Language problems at the heart of a large number of disasters and near-disasters have prompted ICAO to establish stringent new language standards intended to significantly improve and maintain the English language proficiency of aviation professionals. The ICAO mandate specifies that in order to stay operational after March 2008, all pilots and air traffic controllers working international routes must demonstrate a high level of fluency not only in Aviation English specific phraseology, but, also in general English – with an emphasis on oral skills.
In addition to strengthening the provisions related to language use in radiotelephony communications, ICAO has also established a language proficiency rating scale – aviation-english-icao-scale, delineating six levels of language proficiency ranging from Pre-elementary (Level 1) to Expert (Level 6) across six areas of linguistic description: Pronunciation, Structure, Vocabulary, Fluency, Comprehension & Interactions. The minimum operating level of English-language proficiency will be ICAO Operational Level 4 (ICAO Document 9835, 2004). ICAO Level 4 competency means that aviators possess reliable English language skills that can withstand the most unpredictable and stressful of situations.

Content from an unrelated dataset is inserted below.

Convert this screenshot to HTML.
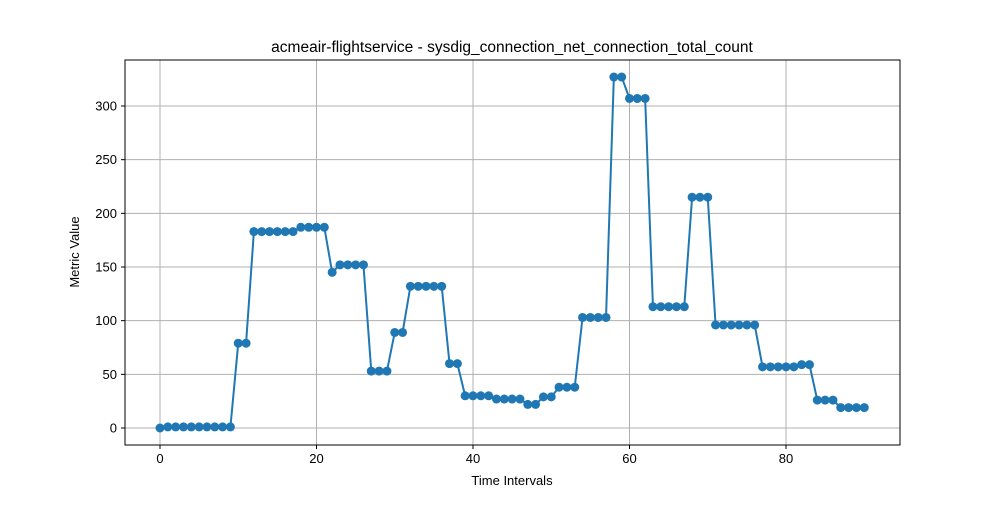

The disasters at Zagreb and Tenerife have been used to justify the ICAO language proficiency program, which is intended to improve the language proficiency of pilots and controllers worldwide. However, while both disasters involved significant linguistic factors – such as code switching, numerical slips, pronunciation problems and possible L1 interference – it should not be forgotten that they also involved many non-linguistic factors.